--- Start DATA PROVIDED ---

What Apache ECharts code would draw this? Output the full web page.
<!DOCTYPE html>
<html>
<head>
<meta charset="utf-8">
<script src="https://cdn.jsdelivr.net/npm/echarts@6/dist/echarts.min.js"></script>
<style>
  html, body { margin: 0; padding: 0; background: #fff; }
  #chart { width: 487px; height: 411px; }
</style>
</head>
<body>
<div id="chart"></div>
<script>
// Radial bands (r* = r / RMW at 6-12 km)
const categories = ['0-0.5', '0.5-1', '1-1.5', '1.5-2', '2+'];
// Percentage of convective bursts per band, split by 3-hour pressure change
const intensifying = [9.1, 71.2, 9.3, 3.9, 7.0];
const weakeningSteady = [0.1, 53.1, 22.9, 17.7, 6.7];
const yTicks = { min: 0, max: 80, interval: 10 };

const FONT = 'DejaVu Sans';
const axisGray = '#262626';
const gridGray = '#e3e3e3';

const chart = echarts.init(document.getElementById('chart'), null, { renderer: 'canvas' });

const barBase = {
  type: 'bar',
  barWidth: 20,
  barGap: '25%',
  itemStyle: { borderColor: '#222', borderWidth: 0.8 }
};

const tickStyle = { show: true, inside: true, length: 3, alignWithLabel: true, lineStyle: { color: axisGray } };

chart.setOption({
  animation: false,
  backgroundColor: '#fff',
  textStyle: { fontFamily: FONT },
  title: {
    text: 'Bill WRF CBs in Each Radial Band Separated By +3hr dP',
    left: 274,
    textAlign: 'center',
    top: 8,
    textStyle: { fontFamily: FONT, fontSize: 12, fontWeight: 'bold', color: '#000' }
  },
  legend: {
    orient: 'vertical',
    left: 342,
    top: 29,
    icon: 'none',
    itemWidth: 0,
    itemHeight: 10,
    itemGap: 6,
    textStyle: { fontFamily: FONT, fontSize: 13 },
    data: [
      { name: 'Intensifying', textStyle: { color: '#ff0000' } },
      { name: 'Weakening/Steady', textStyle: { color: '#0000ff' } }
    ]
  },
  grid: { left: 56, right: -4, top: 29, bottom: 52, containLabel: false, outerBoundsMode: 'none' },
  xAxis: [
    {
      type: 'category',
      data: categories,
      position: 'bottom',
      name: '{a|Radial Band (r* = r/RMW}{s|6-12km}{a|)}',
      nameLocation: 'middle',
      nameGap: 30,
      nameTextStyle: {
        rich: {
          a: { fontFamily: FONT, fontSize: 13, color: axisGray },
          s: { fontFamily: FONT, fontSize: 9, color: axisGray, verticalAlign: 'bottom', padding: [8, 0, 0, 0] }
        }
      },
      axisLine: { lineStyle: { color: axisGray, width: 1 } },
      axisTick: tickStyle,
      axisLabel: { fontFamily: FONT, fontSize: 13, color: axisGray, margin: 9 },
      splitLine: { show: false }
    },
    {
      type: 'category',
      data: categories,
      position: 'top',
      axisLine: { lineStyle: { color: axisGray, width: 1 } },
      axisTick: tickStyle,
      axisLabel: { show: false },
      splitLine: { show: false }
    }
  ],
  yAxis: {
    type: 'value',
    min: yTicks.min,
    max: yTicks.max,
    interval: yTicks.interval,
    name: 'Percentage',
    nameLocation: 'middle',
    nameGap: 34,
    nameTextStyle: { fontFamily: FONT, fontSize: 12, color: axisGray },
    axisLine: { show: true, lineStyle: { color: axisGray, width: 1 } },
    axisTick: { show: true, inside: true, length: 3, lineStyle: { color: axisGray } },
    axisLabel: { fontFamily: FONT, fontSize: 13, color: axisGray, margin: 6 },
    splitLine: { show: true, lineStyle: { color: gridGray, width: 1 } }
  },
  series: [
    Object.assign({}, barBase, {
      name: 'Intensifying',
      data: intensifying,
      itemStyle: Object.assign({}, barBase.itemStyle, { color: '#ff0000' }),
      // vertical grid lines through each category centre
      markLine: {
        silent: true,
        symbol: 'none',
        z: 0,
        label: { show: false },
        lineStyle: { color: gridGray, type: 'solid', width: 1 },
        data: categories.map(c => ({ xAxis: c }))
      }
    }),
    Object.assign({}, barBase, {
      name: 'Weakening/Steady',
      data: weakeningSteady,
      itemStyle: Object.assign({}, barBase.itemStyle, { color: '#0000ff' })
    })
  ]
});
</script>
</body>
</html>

--- End DATA PROVIDED ---

| SET EXERCISE |
All of the lines above must be returned exactly.

| EXPECTED OUTPUT |
What Apache ECharts code would draw this? Output the full web page.
<!DOCTYPE html>
<html>
<head>
<meta charset="utf-8">
<script src="https://cdn.jsdelivr.net/npm/echarts@6/dist/echarts.min.js"></script>
<style>
  html, body { margin: 0; padding: 0; background: #fff; }
  #chart { width: 487px; height: 411px; }
</style>
</head>
<body>
<div id="chart"></div>
<script>
// Radial bands (r* = r / RMW at 6-12 km)
const categories = ['0-0.5', '0.5-1', '1-1.5', '1.5-2', '2+'];
// Percentage of convective bursts per band, split by 3-hour pressure change
const intensifying = [9.1, 71.2, 9.3, 3.9, 7.0];
const weakeningSteady = [0.1, 53.1, 22.9, 17.7, 6.7];
const yTicks = { min: 0, max: 80, interval: 10 };

const FONT = 'DejaVu Sans';
const axisGray = '#262626';
const gridGray = '#e3e3e3';

const chart = echarts.init(document.getElementById('chart'), null, { renderer: 'canvas' });

const barBase = {
  type: 'bar',
  barWidth: 20,
  barGap: '25%',
  itemStyle: { borderColor: '#222', borderWidth: 0.8 }
};

const tickStyle = { show: true, inside: true, length: 3, alignWithLabel: true, lineStyle: { color: axisGray } };

chart.setOption({
  animation: false,
  backgroundColor: '#fff',
  textStyle: { fontFamily: FONT },
  title: {
    text: 'Bill WRF CBs in Each Radial Band Separated By +3hr dP',
    left: 274,
    textAlign: 'center',
    top: 8,
    textStyle: { fontFamily: FONT, fontSize: 12, fontWeight: 'bold', color: '#000' }
  },
  legend: {
    orient: 'vertical',
    left: 342,
    top: 29,
    icon: 'none',
    itemWidth: 0,
    itemHeight: 10,
    itemGap: 6,
    textStyle: { fontFamily: FONT, fontSize: 13 },
    data: [
      { name: 'Intensifying', textStyle: { color: '#ff0000' } },
      { name: 'Weakening/Steady', textStyle: { color: '#0000ff' } }
    ]
  },
  grid: { left: 56, right: -4, top: 29, bottom: 52, containLabel: false, outerBoundsMode: 'none' },
  xAxis: [
    {
      type: 'category',
      data: categories,
      position: 'bottom',
      name: '{a|Radial Band (r* = r/RMW}{s|6-12km}{a|)}',
      nameLocation: 'middle',
      nameGap: 30,
      nameTextStyle: {
        rich: {
          a: { fontFamily: FONT, fontSize: 13, color: axisGray },
          s: { fontFamily: FONT, fontSize: 9, color: axisGray, verticalAlign: 'bottom', padding: [8, 0, 0, 0] }
        }
      },
      axisLine: { lineStyle: { color: axisGray, width: 1 } },
      axisTick: tickStyle,
      axisLabel: { fontFamily: FONT, fontSize: 13, color: axisGray, margin: 9 },
      splitLine: { show: false }
    },
    {
      type: 'category',
      data: categories,
      position: 'top',
      axisLine: { lineStyle: { color: axisGray, width: 1 } },
      axisTick: tickStyle,
      axisLabel: { show: false },
      splitLine: { show: false }
    }
  ],
  yAxis: {
    type: 'value',
    min: yTicks.min,
    max: yTicks.max,
    interval: yTicks.interval,
    name: 'Percentage',
    nameLocation: 'middle',
    nameGap: 34,
    nameTextStyle: { fontFamily: FONT, fontSize: 12, color: axisGray },
    axisLine: { show: true, lineStyle: { color: axisGray, width: 1 } },
    axisTick: { show: true, inside: true, length: 3, lineStyle: { color: axisGray } },
    axisLabel: { fontFamily: FONT, fontSize: 13, color: axisGray, margin: 6 },
    splitLine: { show: true, lineStyle: { color: gridGray, width: 1 } }
  },
  series: [
    Object.assign({}, barBase, {
      name: 'Intensifying',
      data: intensifying,
      itemStyle: Object.assign({}, barBase.itemStyle, { color: '#ff0000' }),
      // vertical grid lines through each category centre
      markLine: {
        silent: true,
        symbol: 'none',
        z: 0,
        label: { show: false },
        lineStyle: { color: gridGray, type: 'solid', width: 1 },
        data: categories.map(c => ({ xAxis: c }))
      }
    }),
    Object.assign({}, barBase, {
      name: 'Weakening/Steady',
      data: weakeningSteady,
      itemStyle: Object.assign({}, barBase.itemStyle, { color: '#0000ff' })
    })
  ]
});
</script>
</body>
</html>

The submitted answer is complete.